What does ContainerType[str, ...] mean in Python?


I realize that Python doesn't actually overload functions, but rather, hints at multiple acceptable types for method input/output arguments. By itself, this doesn't allow specification of which input types yield which return types. Hence, the use of the @overload decorator to designate multiple acceptable type-hinted prototypes. This is my synthesis of reading multiple web pages, so if it's not entirely correct, thanks for correcting me.

The PySpark package has a rdd.py module containing the following method prototype:

@overload
def toDF(
    self: "RDD[RowLike]",
    schema: Optional[Union[List[str], Tuple[str, ...]]] = None,
    sampleRatio: Optional[float] = None,
) -> "DataFrame":
    ...

I've tried to find information on how to interpret Tuple[str, ...].

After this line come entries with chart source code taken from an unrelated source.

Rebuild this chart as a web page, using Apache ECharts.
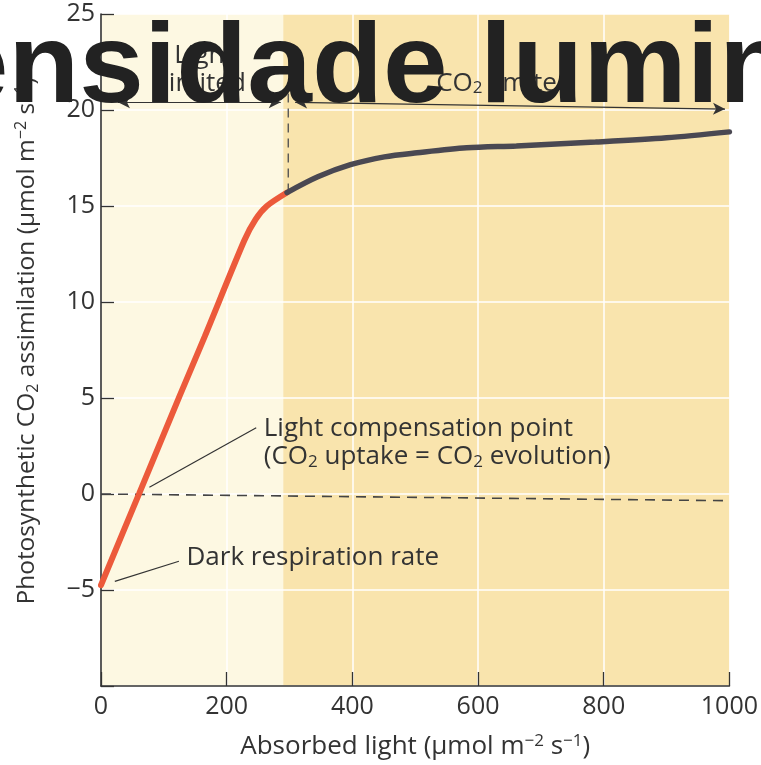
<!DOCTYPE html>
<html>
<head>
<meta charset="utf-8">
<script src="https://cdn.jsdelivr.net/npm/echarts@6/dist/echarts.min.js"></script>
<style>
html,body{margin:0;padding:0;background:#fff;}
#chart{width:761px;height:765px;}
</style>
</head>
<body>
<div id="chart"></div>
<script>
// ---- data ----
const lightLimitedX = [0, 61, 125, 165, 228, 246, 264, 296];
const lightLimitedY = [-4.75, 0.05, 5.1, 8.2, 13.2, 14.3, 15.0, 15.7];
const co2LimitedX = [296, 345, 397, 451, 503, 582, 661, 787, 900, 1000];
const co2LimitedY = [15.7, 16.52, 17.15, 17.56, 17.77, 18.03, 18.13, 18.33, 18.55, 18.86];
const zeroLineX = [0, 1000];
const zeroLineY = [0, -0.35];
const boundaryX = [298, 298];
const boundaryY = [15.7, 21.0];
const regionBreak = 290;
const xTicks = [0, 200, 400, 600, 800, 1000];
const yTicks = [-5, 0, 5, 10, 15, 20, 25];
const lightArrow = [[27, 20.4], [286, 20.4]];
const co2Arrow = [[309, 20.4], [993, 20.05]];
const compLeader = [[77, 0.35], [247, 3.45]];
const darkLeader = [[22, -4.55], [124, -3.5]];
const compLabelAt = [259, 2.66];
const darkLabelAt = [136, -3.3];
const lightLabelAt = [164, 22.1];
const co2LabelAt = [642, 21.4];
const titleText = 'Intensidade luminosa';

const pair = (xs, ys) => xs.map((x, i) => [x, ys[i]]);
const FONT = '"Open Sans", "Noto Sans", sans-serif';
const TXT = '#333';

const rich = {
  n: {fontSize: 26, fontFamily: FONT, color: TXT, lineHeight: 28},
  s: {fontSize: 17, fontFamily: FONT, color: TXT, lineHeight: 10, verticalAlign: 'bottom'},
  p: {fontSize: 17, fontFamily: FONT, color: TXT, lineHeight: 10, verticalAlign: 'top'}
};
const richY = {
  n: {fontSize: 24.5, fontFamily: FONT, color: TXT, lineHeight: 28},
  s: {fontSize: 16, fontFamily: FONT, color: TXT, lineHeight: 10, verticalAlign: 'bottom'},
  p: {fontSize: 16, fontFamily: FONT, color: TXT, lineHeight: 10, verticalAlign: 'top'}
};

const chart = echarts.init(document.getElementById('chart'), null, {renderer: 'canvas'});

const option = {
  animation: false,
  backgroundColor: '#ffffff',
  grid: {left: 101, right: 26, top: 14, bottom: 78, containLabel: false},
  xAxis: {
    type: 'value', min: 0, max: 1000, interval: 200, z: 2,
    name: '{n|Absorbed light (μmol m}{p|−2}{n| s}{p|−1}{n|)}',
    nameLocation: 'middle', nameGap: 47,
    nameTextStyle: {rich: rich},
    axisLine: {onZero: false, lineStyle: {color: '#333', width: 1.6}},
    axisTick: {inside: true, length: 14, lineStyle: {color: '#333', width: 1.3}},
    splitLine: {show: true, lineStyle: {color: 'rgba(255,255,255,0.75)', width: 2}},
    axisLabel: {fontSize: 25, color: TXT, fontFamily: FONT, margin: 8,
      formatter: v => xTicks.includes(v) ? String(v) : ''}
  },
  yAxis: {
    type: 'value', min: -10, max: 25, interval: 5, z: 2,
    name: '{n|Photosynthetic CO}{s|2}{n| assimilation (μmol m}{p|−2}{n| s}{p|−1}{n|)}',
    nameLocation: 'middle', nameGap: 60, nameRotate: 90,
    nameTextStyle: {rich: richY, padding: [0, 0, 0, 18]},
    axisLine: {onZero: false, lineStyle: {color: '#333', width: 1.6}},
    axisTick: {inside: true, length: 13, lineStyle: {color: '#333', width: 1.3}},
    splitLine: {show: true, lineStyle: {color: 'rgba(255,255,255,0.75)', width: 2}},
    axisLabel: {fontSize: 25, color: TXT, fontFamily: FONT, margin: 6,
      formatter: v => yTicks.includes(v) ? String(v).replace('-', '−') : ''}
  },
  series: [
    {
      name: 'bg', type: 'line', data: [], z: 1, silent: true,
      markArea: {
        silent: true,
        data: [
          [{xAxis: 0, yAxis: -10, itemStyle: {color: '#fdf8e2'}}, {xAxis: regionBreak, yAxis: 25}],
          [{xAxis: regionBreak, yAxis: -10, itemStyle: {color: '#f9e4ad'}}, {xAxis: 1000, yAxis: 25}]
        ]
      }
    },
    {
      name: 'zero', type: 'line', data: pair(zeroLineX, zeroLineY), z: 3, symbol: 'none', silent: true,
      lineStyle: {color: '#444', width: 1.6, type: [10, 7]}
    },
    {
      name: 'boundary', type: 'line', data: pair(boundaryX, boundaryY), z: 3, symbol: 'none', silent: true,
      lineStyle: {color: '#555', width: 1.4, type: [9, 6]}
    },
    {
      name: 'annot', type: 'line', data: [], z: 4, silent: true,
      markLine: {
        silent: true, symbol: ['none', 'none'], animation: false,
        label: {show: false},
        lineStyle: {color: '#333', width: 1.2, type: 'solid'},
        data: [
          [{coord: lightArrow[0], symbol: 'arrow', symbolSize: [9, 12]}, {coord: lightArrow[1], symbol: 'arrow', symbolSize: [9, 12]}],
          [{coord: co2Arrow[0], symbol: 'arrow', symbolSize: [9, 12]}, {coord: co2Arrow[1], symbol: 'arrow', symbolSize: [9, 12]}],
          [{coord: compLeader[0]}, {coord: compLeader[1]}],
          [{coord: darkLeader[0]}, {coord: darkLeader[1]}]
        ]
      },
      markPoint: {
        silent: true, symbol: 'circle', symbolSize: 0,
        label: {show: true, position: 'right', distance: 0, rich: rich, align: 'left'},
        data: [
          {coord: compLabelAt, label: {formatter: '{n|Light compensation point}\n{n|(CO}{s|2}{n| uptake = CO}{s|2}{n| evolution)}'}},
          {coord: darkLabelAt, label: {formatter: '{n|Dark respiration rate}'}},
          {coord: lightLabelAt, label: {position: 'inside', align: 'center', formatter: '{n|Light}\n{n|limited}'}},
          {coord: co2LabelAt, label: {position: 'inside', align: 'center', formatter: '{n|CO}{s|2}{n| limited}'}}
        ]
      }
    },
    {
      name: 'Light limited', type: 'line', data: pair(lightLimitedX, lightLimitedY), z: 5,
      smooth: 0.25, symbol: 'none',
      lineStyle: {color: '#ec5a3b', width: 6, cap: 'round'}
    },
    {
      name: 'CO2 limited', type: 'line', data: pair(co2LimitedX, co2LimitedY), z: 5,
      smooth: 0.3, symbol: 'none',
      lineStyle: {color: '#4a4852', width: 5.5, cap: 'round'}
    }
  ],
  graphic: [{
    type: 'text', z: 100, x: 396, y: 71, scaleX: 1.02,
    style: {text: titleText, font: 'bold 114px "Liberation Sans", Arial, sans-serif',
      fill: '#222222', align: 'center', verticalAlign: 'middle'}
  }]
};
chart.setOption(option);
</script>
</body>
</html>
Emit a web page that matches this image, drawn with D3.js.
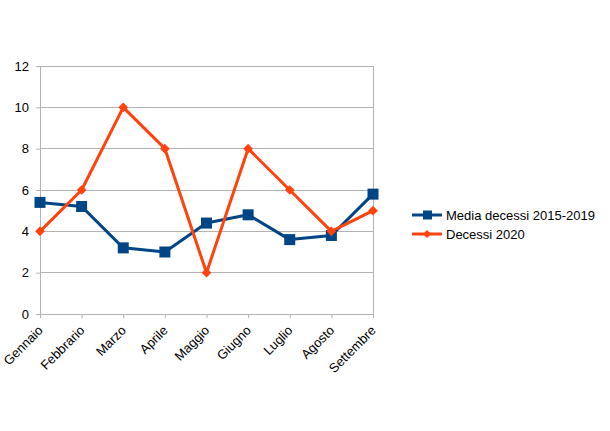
<!DOCTYPE html>
<html><head><meta charset="utf-8">
<script src="https://cdn.jsdelivr.net/npm/d3@7"></script>
<style>body{margin:0;background:#fff}svg{display:block}text{font-family:"Liberation Sans",Arial,sans-serif}</style>
</head><body><svg id="c" width="610" height="431"></svg>
<script>
const months = ["Gennaio","Febbrario","Marzo","Aprile","Maggio","Giugno","Luglio","Agosto","Settembre"];
const media = [5.4,5.2,3.2,3.0,4.4,4.8,3.6,3.8,5.8];
const decessi2020 = [4,6,10,8,2,8,6,4,5];
const yTicks = [0,2,4,6,8,10,12];
const seriesNames = ["Media decessi 2015-2019","Decessi 2020"];
const colors = ["#004586","#ff420e"];

const svg = d3.select("#c");
const L=40,R=373,T=66,B=314;
const x = d3.scalePoint().domain(months).range([L,R]);
const y = d3.scaleLinear().domain([0,12]).range([B,T]);

// gridlines
svg.append("g").selectAll("line").data(yTicks).join("line")
  .attr("x1",L).attr("x2",R).attr("y1",d=>y(d)).attr("y2",d=>y(d))
  .attr("stroke","#b3b3b3").attr("stroke-width",1).attr("shape-rendering","crispEdges");
// right border
svg.append("line").attr("x1",R).attr("x2",R).attr("y1",T).attr("y2",B)
  .attr("stroke","#b3b3b3").attr("shape-rendering","crispEdges");

// y axis
const ya = svg.append("g").attr("transform",`translate(${L},0)`)
  .call(d3.axisLeft(y).tickValues(yTicks).tickSize(4).tickPadding(7));
ya.select(".domain").attr("stroke","#b3b3b3");
ya.selectAll(".tick line").attr("stroke","#b3b3b3");
ya.selectAll("text").attr("font-size",13).attr("fill","#000").attr("font-family","Liberation Sans, Arial, sans-serif");

// x axis
const xa = svg.append("g").attr("transform",`translate(0,${B})`)
  .call(d3.axisBottom(x).tickSize(4).tickPadding(6));
xa.select(".domain").attr("stroke","#b3b3b3");
xa.selectAll(".tick line").attr("stroke","#b3b3b3");
xa.selectAll("text").attr("font-size",13).attr("fill","#000")
  .attr("font-family","Liberation Sans, Arial, sans-serif")
  .attr("text-anchor","end").attr("y",0).attr("dy","0.35em")
  .attr("transform","translate(0,14) rotate(-45)");

const line = d3.line().x((d,i)=>x(months[i])).y(d=>y(d));
[media,decessi2020].forEach((s,k)=>{
  svg.append("path").datum(s).attr("d",line).attr("fill","none")
    .attr("stroke",colors[k]).attr("stroke-width",3).attr("stroke-linejoin","round");
});
// markers
svg.append("g").selectAll("rect").data(media).join("rect")
  .attr("x",(d,i)=>x(months[i])-5.5).attr("y",d=>y(d)-5.5).attr("width",11).attr("height",11)
  .attr("fill",colors[0]);
const diamond = d3.symbol().type(d3.symbolDiamond2).size(60);
svg.append("g").selectAll("path").data(decessi2020).join("path")
  .attr("d",diamond).attr("transform",(d,i)=>`translate(${x(months[i])},${y(d)})`)
  .attr("fill",colors[1]);

// legend
const lg = svg.append("g");
seriesNames.forEach((n,k)=>{
  const yy = 215 + k*19;
  lg.append("line").attr("x1",412).attr("x2",442).attr("y1",yy).attr("y2",yy)
    .attr("stroke",colors[k]).attr("stroke-width",3);
  if(k===0) lg.append("rect").attr("x",423).attr("y",yy-4.5).attr("width",9).attr("height",9).attr("fill",colors[0]);
  else lg.append("path").attr("d",d3.symbol().type(d3.symbolDiamond2).size(40)).attr("transform",`translate(427,${yy})`).attr("fill",colors[1]);
  lg.append("text").attr("x",446).attr("y",yy).attr("dy","0.35em").attr("font-size",13).text(n);
});
</script></body></html>
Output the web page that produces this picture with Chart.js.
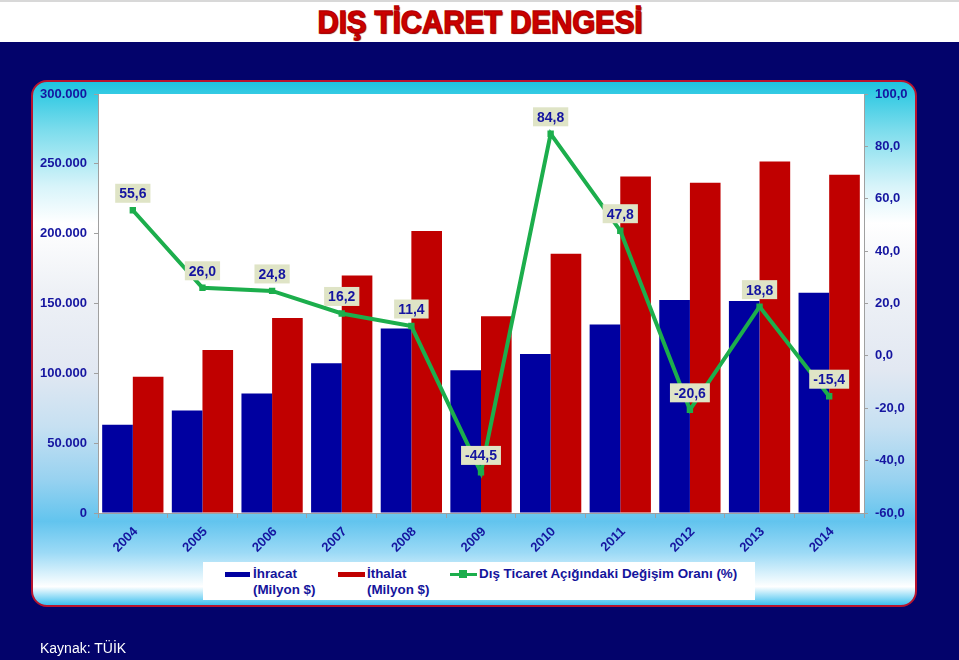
<!DOCTYPE html>
<html><head><meta charset="utf-8">
<script src="https://cdn.jsdelivr.net/npm/chart.js@4.4.1/dist/chart.umd.min.js"></script>
<style>
html,body{margin:0;padding:0;width:959px;height:660px;overflow:hidden;background:#03036b;font-family:"Liberation Sans",Arial,sans-serif;}
#top{position:absolute;left:0;top:0;width:959px;height:42px;background:#fff;border-top:2px solid #d8d8d8;box-sizing:border-box;}
#title{position:absolute;left:0;top:0;width:959px;height:42px;text-align:center;}
#title span{display:inline-block;font-weight:bold;font-size:32px;line-height:44px;color:#cc0000;-webkit-text-stroke:1.3px #b80000;text-shadow:1px 1px 1px #5a0000;transform-origin:center center;white-space:nowrap;}
#panel{position:absolute;left:31px;top:80px;width:886px;height:527px;border:2px solid #b8142e;border-radius:16px;box-sizing:border-box;
background:linear-gradient(to bottom,#1ec4e0 0%,#7adcec 9%,#d8f4fa 20%,#ffffff 27%,#eef1f6 40%,#e2e8f2 55%,#c6e0f2 66%,#98d2f0 76%,#62c4ee 84%,#9cdaf6 90%,#e8f7fd 95%,#ffffff 96.5%,#3cc0f0 100%);}
#legend{position:absolute;left:203px;top:562px;width:552px;height:38px;background:#fff;font-weight:bold;font-size:13.4px;color:#14149c;}
.sw{position:absolute;height:5px;}
.lt{position:absolute;line-height:16px;white-space:nowrap;}
#src{position:absolute;left:40px;top:640px;color:#fff;font-size:14px;}
#c{position:absolute;left:0;top:0;}
</style></head>
<body>
<div id="top"></div>
<div id="title"><span id="tt">DIŞ TİCARET DENGESİ</span></div>
<div id="panel"></div>
<canvas id="c" width="959" height="660"></canvas>
<div id="legend">
  <div class="sw" style="left:22px;top:10px;width:25px;background:#0000a0"></div>
  <div class="lt" style="left:50px;top:4px">İhracat<br>(Milyon $)</div>
  <div class="sw" style="left:135px;top:10px;width:27px;background:#c00000"></div>
  <div class="lt" style="left:164px;top:4px">İthalat<br>(Milyon $)</div>
  <div style="position:absolute;left:247px;top:11px;width:27px;height:3px;background:#1cae4c"></div>
  <div style="position:absolute;left:256px;top:8px;width:8px;height:8px;background:#1cae4c"></div>
  <div class="lt" style="left:276px;top:4px">Dış Ticaret Açığındaki Değişim Oranı (%)</div>
</div>
<div id="src">Kaynak: TÜİK</div>
<script>
const categories = ['2004','2005','2006','2007','2008','2009','2010','2011','2012','2013','2014'];
const ihracat = [63167, 73476, 85535, 107272, 132027, 102143, 113883, 134907, 152462, 151803, 157610];
const ithalat = [97540, 116774, 139576, 170063, 201964, 140928, 185544, 240842, 236545, 251661, 242177];
const degisim = [55.6, 26.0, 24.8, 16.2, 11.4, -44.5, 84.8, 47.8, -20.6, 18.8, -15.4];
const leftAxis = {min: 0, max: 300000, step: 50000};
const rightAxis = {min: -60, max: 100, step: 20};

// fit title width
(function(){
  const cv=document.createElement('canvas').getContext('2d');
  cv.font='bold 32px "Liberation Sans"';
  const w=cv.measureText('DIŞ TİCARET DENGESİ').width;
  document.getElementById('tt').style.transform='scaleX('+(325/w)+')';
})();

const tickColor='#1515a0';
const fmtLeft=v=>String(v).replace(/\B(?=(\d{3})+(?!\d))/g,'.');
const fmtRight=v=>Number(v).toFixed(1).replace('.',',');

const whiteArea={id:'whiteArea',beforeDraw(ch){const a=ch.chartArea,c=ch.ctx;c.save();c.fillStyle='#fff';c.fillRect(a.left,a.top,a.right-a.left,a.bottom-a.top);c.restore();}};
const labels={id:'lbls',afterDatasetsDraw(ch){
  const c=ch.ctx,meta=ch.getDatasetMeta(2);
  c.save();c.font='bold 14px "Liberation Sans"';c.textAlign='center';c.textBaseline='middle';
  meta.data.forEach((p,i)=>{
    const t=fmtRight(degisim[i]);const w=c.measureText(t).width+8;const h=19;
    const cx=p.x,cy=p.y-17;
    c.fillStyle='#dfe4c6';c.fillRect(cx-w/2,cy-h/2,w,h);
    c.fillStyle='#1414a0';c.fillText(t,cx,cy+1);
  });
  c.restore();}};

new Chart(document.getElementById('c'),{
  data:{labels:categories,datasets:[
    {type:'bar',label:'İhracat (Milyon $)',data:ihracat,backgroundColor:'#0000a0',yAxisID:'y',order:2,categoryPercentage:0.88,barPercentage:1.0},
    {type:'bar',label:'İthalat (Milyon $)',data:ithalat,backgroundColor:'#c00000',yAxisID:'y',order:2,categoryPercentage:0.88,barPercentage:1.0},
    {type:'line',label:'Dış Ticaret Açığındaki Değişim Oranı (%)',data:degisim,borderColor:'#1cae4c',backgroundColor:'#1cae4c',borderWidth:4,pointStyle:'rect',pointRadius:4.5,pointBackgroundColor:'#1cae4c',pointBorderWidth:0,tension:0,yAxisID:'y1',order:1}
  ]},
  options:{responsive:false,animation:false,devicePixelRatio:1,
    layout:{padding:{top:94,left:0,right:0,bottom:0}},
    plugins:{legend:{display:false},tooltip:{enabled:false},title:{display:false}},
    scales:{
      x:{offset:true,grid:{display:true,drawOnChartArea:false,tickLength:5,color:'#a0a0a0',offset:true},border:{color:'#a0a0a0'},
         ticks:{color:tickColor,font:{family:'Liberation Sans',weight:'bold',size:13},maxRotation:45,minRotation:45,padding:6,labelOffset:3},
         afterFit(s){s.height=147;}},
      y:{position:'left',min:leftAxis.min,max:leftAxis.max,grid:{drawOnChartArea:false,tickLength:4,color:'#a0a0a0'},border:{color:'#a0a0a0'},
         ticks:{stepSize:leftAxis.step,color:tickColor,font:{family:'Liberation Sans',weight:'bold',size:13},padding:7,callback:v=>fmtLeft(v)},
         afterFit(s){s.width=98;}},
      y1:{position:'right',min:rightAxis.min,max:rightAxis.max,grid:{drawOnChartArea:false,tickLength:4,color:'#a0a0a0'},border:{color:'#a0a0a0'},
         ticks:{stepSize:rightAxis.step,color:tickColor,font:{family:'Liberation Sans',weight:'bold',size:13},padding:7,callback:v=>fmtRight(v)},
         afterFit(s){s.width=95;}}
    }},
  plugins:[whiteArea,labels]
});
</script>
</body></html>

This page talks about type hinting for containiner arguments in general, but not what ellipsis mean following a concrete type inside square brackets that suffix a container type.

The ellipsis don't like it's in the context of slicing, which is another use that I've seen mentioned online.

The role of the ellipsis differ from representing a no-op body, such as with pass.

How do I interpret Tuple[str, ...]?


Solution

  • In this context the ellipsis ... is used to show that the tuple can have an arbitrary number of elements, including zero. i.e.

    Tuple[str, ...] means that the schema parameter should be a Tuple where each element is of type str, and it can contain zero or more elements.

    Looking at your example, it is being used to allow for flexibility in the number of column names you can provide in the schema.

    see https://docs.python.org/3/library/typing.html

    To denote a tuple which could be of any length, and in which all elements are of the same type T, use tuple[T, ...].